E poi c’è la pigrizia degli italiani, un paese anziano, demotivato, che ha scelto il device che da sempre preferisce: il telefono. Ora si fa tutto con lo smartphone, dove si parla meno e si scrive poco e male, ma ci si scambiano foto e video e si sta sempre connessi. Sarà un caso che le compagnie telefoniche sono le uniche in attivo? Sarà un caso che nelle famiglie italiane non entra in casa un vero computer (lo hanno meno del 50%) ma ci sono almeno quattro telefonini a disposizione?

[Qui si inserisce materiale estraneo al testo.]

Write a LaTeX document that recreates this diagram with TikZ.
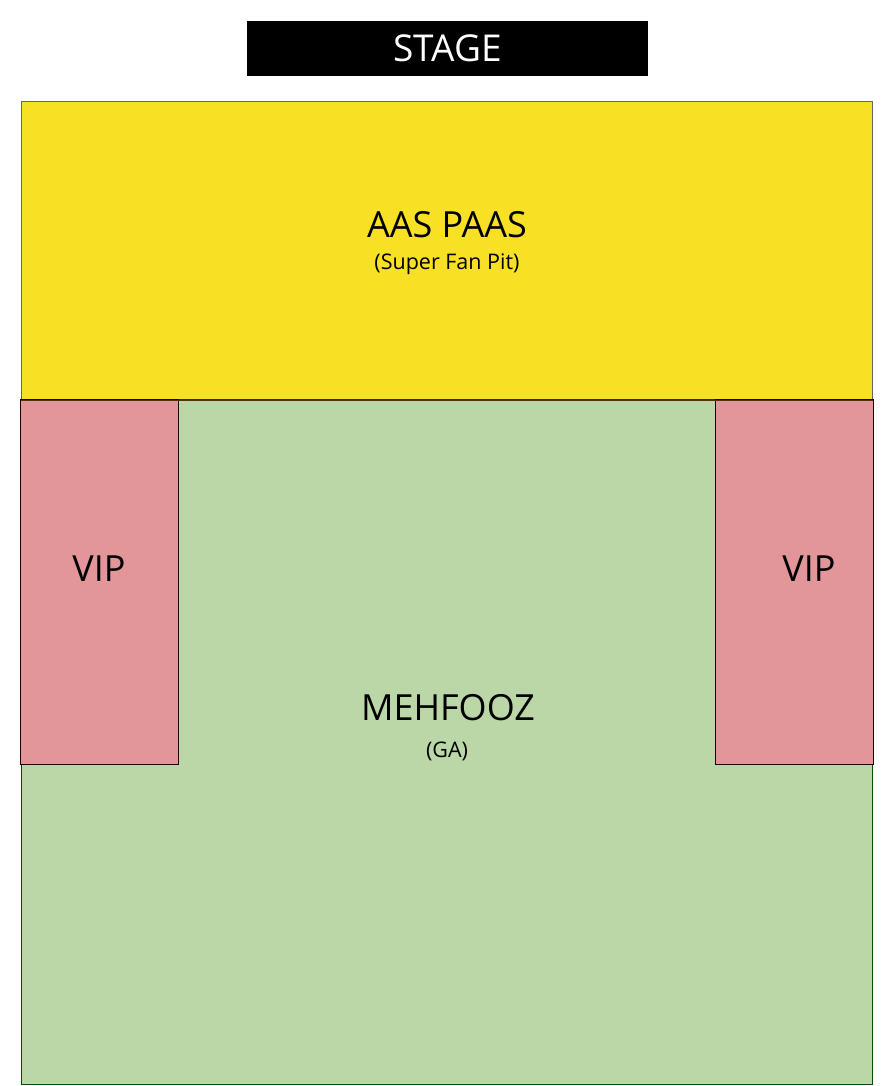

Forse per sbloccare questa situazione serve uno sforzo congiunto del governo, con i privati, i tecnici e quella che si chiamava società civile, compresa, last but not least, la comunicazione. Ma chi dovrebbe fare educazione digitale e spiegare che usare internet non è solo lanciarsi insulti o fissare appuntamenti sui social? Pensateci, in Italia c’è un’azienda, la Rai, che si definisce servizio pubblico, una grande azienda che potrebbe fare la differenza, come l’ha fatta la BBC in Inghilterra.
Sarebbe il migliore omaggio ai nostri pionieri della rete, sarebbe l’avvio di un percorso virtuoso per far tornare l’Italia al tempo in cui si facevano le cose impossibili, perchè quel tempo c’è stato.